¿Presidenta o cómplice? La sombra del narco sobre el gobierno de Sheinbaum
Claudia Sheinbaum llegó al poder con un discurso que quería ser científico, técnico, limpio.
Prometía orden, racionalidad y un “segundo piso” de transformación.
Pero la realidad es otra: gobierna bajo la sombra de pactos oscuros, con una herencia envenenada que no ha querido —ni podido— romper.
Las denuncias que apuntan a la complicidad del círculo cercano de Andrés Manuel López Obrador con el narcotráfico no son teorías conspirativas: son parte de testimonios judiciales presentados en cortes estadounidenses.
Documentos, declaraciones y reportajes de periodistas serios —como Tim Golden en ProPublica— revelan lo que muchos en México ya sospechaban: el narco financió campañas, compró territorios, colocó operadores y blindó impunidad a cambio de control.
¿Dónde está Claudia en todo esto?
Exactamente donde la dejó López Obrador: en la continuidad, en la omisión, en el silencio cómplice.
La estrategia de “abrazos, no balazos” sigue intacta, pero ahora con más presupuesto, más militares en las calles y menos resultados.
Los cárteles no están debilitados; están institucionalizados.
La presidenta guarda silencio.
No hay ruptura con quienes están bajo sospecha.

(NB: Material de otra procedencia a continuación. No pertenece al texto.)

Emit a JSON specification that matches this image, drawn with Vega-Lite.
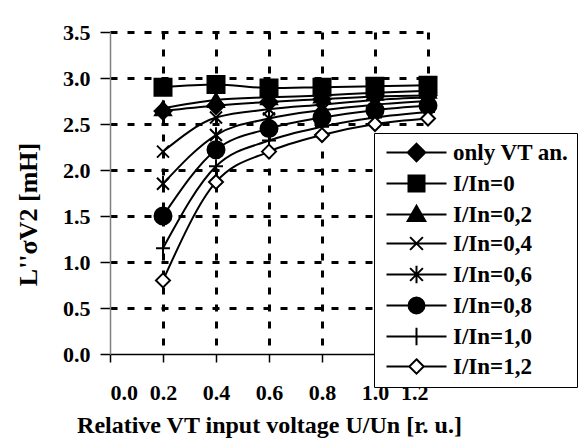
{
  "$schema": "https://vega.github.io/schema/vega-lite/v6.json",
  "width": 318,
  "height": 322,
  "autosize": "none",
  "padding": {"left": 110, "top": 32, "right": 156, "bottom": 90},
  "background": "white",
  "config": {
    "view": {"stroke": null},
    "font": "Liberation Serif",
    "axis": {
      "labelFont": "Liberation Serif", "labelFontWeight": "bold", "labelFontSize": 22, "labelColor": "black",
      "titleFont": "Liberation Serif", "titleFontWeight": "bold", "titleFontSize": 24, "titleColor": "black",
      "grid": true, "gridColor": "black", "gridWidth": 3, "gridDash": [7, 10],
      "tickColor": "black", "tickWidth": 1.5
    },
    "legend": {"labelFont": "Liberation Serif", "labelFontWeight": "bold", "labelFontSize": 23, "labelColor": "black", "symbolStrokeWidth": 2}
  },
  "data": {"values": [
    {"s": "only VT an.", "u": 0.2, "L": 2.64}, {"s": "only VT an.", "u": 0.4, "L": 2.70}, {"s": "only VT an.", "u": 0.6, "L": 2.74}, {"s": "only VT an.", "u": 0.8, "L": 2.77}, {"s": "only VT an.", "u": 1.0, "L": 2.80}, {"s": "only VT an.", "u": 1.2, "L": 2.81},
    {"s": "I/In=0", "u": 0.2, "L": 2.90}, {"s": "I/In=0", "u": 0.4, "L": 2.93}, {"s": "I/In=0", "u": 0.6, "L": 2.89}, {"s": "I/In=0", "u": 0.8, "L": 2.90}, {"s": "I/In=0", "u": 1.0, "L": 2.91}, {"s": "I/In=0", "u": 1.2, "L": 2.92},
    {"s": "I/In=0,2", "u": 0.2, "L": 2.67}, {"s": "I/In=0,2", "u": 0.4, "L": 2.76}, {"s": "I/In=0,2", "u": 0.6, "L": 2.79}, {"s": "I/In=0,2", "u": 0.8, "L": 2.81}, {"s": "I/In=0,2", "u": 1.0, "L": 2.84}, {"s": "I/In=0,2", "u": 1.2, "L": 2.86},
    {"s": "I/In=0,4", "u": 0.2, "L": 2.20}, {"s": "I/In=0,4", "u": 0.4, "L": 2.57}, {"s": "I/In=0,4", "u": 0.6, "L": 2.66}, {"s": "I/In=0,4", "u": 0.8, "L": 2.71}, {"s": "I/In=0,4", "u": 1.0, "L": 2.76}, {"s": "I/In=0,4", "u": 1.2, "L": 2.79},
    {"s": "I/In=0,6", "u": 0.2, "L": 1.85}, {"s": "I/In=0,6", "u": 0.4, "L": 2.38}, {"s": "I/In=0,6", "u": 0.6, "L": 2.56}, {"s": "I/In=0,6", "u": 0.8, "L": 2.65}, {"s": "I/In=0,6", "u": 1.0, "L": 2.71}, {"s": "I/In=0,6", "u": 1.2, "L": 2.75},
    {"s": "I/In=0,8", "u": 0.2, "L": 1.50}, {"s": "I/In=0,8", "u": 0.4, "L": 2.22}, {"s": "I/In=0,8", "u": 0.6, "L": 2.45}, {"s": "I/In=0,8", "u": 0.8, "L": 2.57}, {"s": "I/In=0,8", "u": 1.0, "L": 2.65}, {"s": "I/In=0,8", "u": 1.2, "L": 2.70},
    {"s": "I/In=1,0", "u": 0.2, "L": 1.15}, {"s": "I/In=1,0", "u": 0.4, "L": 2.04}, {"s": "I/In=1,0", "u": 0.6, "L": 2.32}, {"s": "I/In=1,0", "u": 0.8, "L": 2.47}, {"s": "I/In=1,0", "u": 1.0, "L": 2.57}, {"s": "I/In=1,0", "u": 1.2, "L": 2.63},
    {"s": "I/In=1,2", "u": 0.2, "L": 0.80}, {"s": "I/In=1,2", "u": 0.4, "L": 1.87}, {"s": "I/In=1,2", "u": 0.6, "L": 2.20}, {"s": "I/In=1,2", "u": 0.8, "L": 2.38}, {"s": "I/In=1,2", "u": 1.0, "L": 2.50}, {"s": "I/In=1,2", "u": 1.2, "L": 2.56}
  ]},
  "encoding": {
    "x": {
      "field": "u", "type": "quantitative",
      "scale": {"domain": [0, 1.2], "nice": false, "zero": false},
      "axis": {
        "values": [0, 0.2, 0.4, 0.6, 0.8, 1.0, 1.2], "format": ".1f",
        "title": "Relative VT input voltage U/Un [r. u.]",
        "domainColor": "black", "domainWidth": 1.5, "tickSize": 8, "labelPadding": 20,
        "titleY": 71, "titleBaseline": "middle",
        "gridOpacity": {"condition": {"test": "datum.value === 0", "value": 0}, "value": 1}
      }
    },
    "y": {
      "field": "L", "type": "quantitative",
      "scale": {"domain": [0, 3.5], "nice": false, "zero": false},
      "axis": {
        "values": [0, 0.5, 1.0, 1.5, 2.0, 2.5, 3.0, 3.5], "format": ".1f",
        "title": "L''σV2 [mH]", "titleFontSize": 26,
        "domainColor": "#808080", "domainWidth": 1.5, "tickSize": 10, "labelPadding": 10,
        "titleX": -82, "titleY": 182, "titleBaseline": "middle", "titleAlign": "center",
        "gridOpacity": {"condition": {"test": "datum.value === 0", "value": 0}, "value": 1}
      }
    }
  },
  "layer": [
    {
      "mark": {"type": "line", "interpolate": "monotone", "stroke": "black", "strokeWidth": 2},
      "encoding": {"detail": {"field": "s", "type": "nominal"}}
    },
    {
      "mark": {"type": "point", "stroke": "black", "strokeWidth": 2, "opacity": 1, "fillOpacity": 1},
      "encoding": {
        "shape": {
          "field": "s", "type": "nominal",
          "scale": {
            "domain": ["only VT an.", "I/In=0", "I/In=0,2", "I/In=0,4", "I/In=0,6", "I/In=0,8", "I/In=1,0", "I/In=1,2"],
            "range": ["diamond", "square", "triangle-up", "M-1,-1L1,1M-1,1L1,-1", "M-1,-1L1,1M-1,1L1,-1M0,-1.3V1.3", "circle", "M0,-1V1M-1,0H1", "diamond"]
          },
          "legend": null
        },
        "fill": {
          "condition": {"test": "datum.s === 'I/In=1,2'", "value": "white"},
          "value": "black"
        },
        "size": {
          "condition": [
            {"test": "datum.s === 'I/In=0,4' || datum.s === 'I/In=0,6'", "value": 144},
            {"test": "datum.s === 'I/In=1,0' || datum.s === 'I/In=1,2'", "value": 196},
            {"test": "datum.s === 'I/In=0,2'", "value": 256}
          ],
          "value": 289
        }
      }
    },
    {
      "transform": [{"filter": "false"}],
      "mark": {"type": "point", "strokeWidth": 2, "opacity": 1, "fillOpacity": 1},
      "encoding": {
        "shape": {
          "field": "s", "type": "nominal",
          "scale": {
            "domain": ["only VT an.", "I/In=0", "I/In=0,2", "I/In=0,4", "I/In=0,6", "I/In=0,8", "I/In=1,0", "I/In=1,2"],
            "range": [
              "M-3.75,0H-1M1,0H3.75M0,-1.1L1.1,0L0,1.1L-1.1,0Z",
              "M-3.75,0H-1M1,0H3.75M-1,-1H1V1H-1Z",
              "M-3.75,0H3.75M0,-1.1L1.1,0.8H-1.1Z",
              "M-3.75,0H3.75M-0.8,-0.8L0.8,0.8M-0.8,0.8L0.8,-0.8",
              "M-3.75,0H3.75M-0.8,-0.8L0.8,0.8M-0.8,0.8L0.8,-0.8M0,-1.1V1.1",
              "M-3.75,0H3.75M-1,0A1,1,0,1,1,1,0A1,1,0,1,1,-1,0Z",
              "M-3.75,0H3.75M0,-1.1V1.1",
              "M-3.75,0H-0.9M0.9,0H3.75M0,-0.9L0.9,0L0,0.9L-0.9,0Z"
            ]
          },
          "legend": {
            "title": null, "orient": "none", "legendX": 264, "legendY": 101,
            "strokeColor": "black", "fillColor": "white", "padding": 8, "rowPadding": 5,
            "symbolOffset": 23, "labelOffset": 25, "symbolStrokeWidth": 2,
            "symbolOpacity": 1, "labelBaseline": "middle"
          }
        },
        "fill": {
          "field": "s", "type": "nominal",
          "scale": {
            "domain": ["only VT an.", "I/In=0", "I/In=0,2", "I/In=0,4", "I/In=0,6", "I/In=0,8", "I/In=1,0", "I/In=1,2"],
            "range": ["black", "black", "black", "black", "black", "black", "black", "white"]
          },
          "legend": {
            "title": null, "orient": "none", "legendX": 264, "legendY": 101,
            "strokeColor": "black", "fillColor": "white", "padding": 8, "rowPadding": 5,
            "symbolOffset": 23, "labelOffset": 25, "symbolStrokeWidth": 2,
            "symbolOpacity": 1, "labelBaseline": "middle"
          }
        },
        "stroke": {
          "field": "s", "type": "nominal",
          "scale": {
            "domain": ["only VT an.", "I/In=0", "I/In=0,2", "I/In=0,4", "I/In=0,6", "I/In=0,8", "I/In=1,0", "I/In=1,2"],
            "range": ["black", "black", "black", "black", "black", "black", "black", "black"]
          },
          "legend": {
            "title": null, "orient": "none", "legendX": 264, "legendY": 101,
            "strokeColor": "black", "fillColor": "white", "padding": 8, "rowPadding": 5,
            "symbolOffset": 23, "labelOffset": 25, "symbolStrokeWidth": 2,
            "symbolOpacity": 1, "labelBaseline": "middle"
          }
        },
        "size": {
          "field": "s", "type": "nominal",
          "scale": {
            "domain": ["only VT an.", "I/In=0", "I/In=0,2", "I/In=0,4", "I/In=0,6", "I/In=0,8", "I/In=1,0", "I/In=1,2"],
            "range": [256, 256, 256, 256, 256, 256, 256, 256]
          },
          "legend": {
            "title": null, "orient": "none", "legendX": 264, "legendY": 101,
            "strokeColor": "black", "fillColor": "white", "padding": 8, "rowPadding": 5,
            "symbolOffset": 23, "labelOffset": 25, "symbolStrokeWidth": 2,
            "symbolOpacity": 1, "labelBaseline": "middle"
          }
        }
      }
    }
  ],
  "resolve": {"scale": {"shape": "independent", "fill": "independent", "size": "independent", "stroke": "independent"}}
}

Mario Delgado, Ernestina Godoy, Adán Augusto y otros miembros clave de Morena siguen operando con total libertad, sin investigaciones, sin rendición de cuentas.
En cambio, el gobierno ataca a periodistas, desacredita a Estados Unidos y exige “respeto a la soberanía”.
- ¿Soberanía de qué?
- ¿De un país entregado al crimen?
La credibilidad de Sheinbaum comienza a desmoronarse.

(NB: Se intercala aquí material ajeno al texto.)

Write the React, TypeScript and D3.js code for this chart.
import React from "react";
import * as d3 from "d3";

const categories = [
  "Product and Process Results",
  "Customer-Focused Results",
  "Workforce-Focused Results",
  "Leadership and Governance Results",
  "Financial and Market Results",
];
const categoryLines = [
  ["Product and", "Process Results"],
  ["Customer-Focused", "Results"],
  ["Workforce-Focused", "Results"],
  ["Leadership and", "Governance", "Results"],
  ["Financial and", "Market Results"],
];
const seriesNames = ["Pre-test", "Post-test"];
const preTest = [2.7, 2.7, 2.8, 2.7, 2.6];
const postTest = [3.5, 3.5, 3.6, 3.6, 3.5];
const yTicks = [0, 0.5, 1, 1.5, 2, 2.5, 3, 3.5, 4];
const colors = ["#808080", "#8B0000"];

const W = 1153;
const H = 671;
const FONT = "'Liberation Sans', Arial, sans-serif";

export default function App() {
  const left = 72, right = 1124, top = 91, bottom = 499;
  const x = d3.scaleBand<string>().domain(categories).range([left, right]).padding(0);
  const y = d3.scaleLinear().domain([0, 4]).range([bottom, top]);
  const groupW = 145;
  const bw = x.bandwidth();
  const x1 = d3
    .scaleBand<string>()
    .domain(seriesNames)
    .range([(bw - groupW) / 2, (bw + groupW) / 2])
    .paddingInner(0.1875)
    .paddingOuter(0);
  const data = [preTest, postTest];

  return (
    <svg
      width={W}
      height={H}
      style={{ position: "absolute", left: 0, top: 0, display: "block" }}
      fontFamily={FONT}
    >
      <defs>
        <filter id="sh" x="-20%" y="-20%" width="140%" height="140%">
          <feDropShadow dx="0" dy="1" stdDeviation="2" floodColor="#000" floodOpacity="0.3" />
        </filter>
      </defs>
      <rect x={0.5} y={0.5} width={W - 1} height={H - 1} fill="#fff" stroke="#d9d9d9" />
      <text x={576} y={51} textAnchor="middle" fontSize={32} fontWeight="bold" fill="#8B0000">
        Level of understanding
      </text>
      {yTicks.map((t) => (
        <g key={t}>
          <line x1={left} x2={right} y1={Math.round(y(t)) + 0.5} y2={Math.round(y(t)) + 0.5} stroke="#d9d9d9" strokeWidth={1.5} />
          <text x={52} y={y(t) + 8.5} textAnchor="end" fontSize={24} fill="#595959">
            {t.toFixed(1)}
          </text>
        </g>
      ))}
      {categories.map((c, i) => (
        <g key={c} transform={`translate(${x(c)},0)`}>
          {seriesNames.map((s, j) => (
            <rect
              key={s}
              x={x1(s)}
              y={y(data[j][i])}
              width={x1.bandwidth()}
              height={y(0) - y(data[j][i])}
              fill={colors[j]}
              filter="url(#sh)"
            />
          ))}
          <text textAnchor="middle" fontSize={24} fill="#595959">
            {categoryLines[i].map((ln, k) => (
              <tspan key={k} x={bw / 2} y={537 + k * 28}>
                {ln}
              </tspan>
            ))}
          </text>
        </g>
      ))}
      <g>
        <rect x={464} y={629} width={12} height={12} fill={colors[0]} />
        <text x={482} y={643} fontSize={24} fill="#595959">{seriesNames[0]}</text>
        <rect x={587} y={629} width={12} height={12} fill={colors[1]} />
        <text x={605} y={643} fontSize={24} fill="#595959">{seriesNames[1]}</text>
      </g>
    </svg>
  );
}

Su imagen de científica incorruptible no resiste el olor a pólvora, a sangre y a dinero sucio.
La propaganda oficial y las encuestas maquilladas no pueden ocultar lo que la gente vive: zonas tomadas, extorsión generalizada, y un Estado que se repliega mientras los cárteles gobiernan en su lugar.
El quiebre puede y debe venir.
Pero no será espontáneo.
Claudia tendría que romper con AMLO, cesar y enjuiciar a los operadores señalados, exigir cuentas a los mandos de seguridad, y aceptar cooperación internacional real, no solo discursos nacionalistas huecos.
Tendría que traicionar al régimen que la hizo presidenta para salvar al país.
Y si ella no lo hace, la oposición debe obligarla.
No con pactos ni con tibieza, sino con una estrategia clara: desenmascarar al narcoestado, documentar sus vínculos, usar tribunales internacionales, presionar desde los congresos estatales, y construir un nuevo relato nacional que hable de verdad, justicia y recuperación del Estado.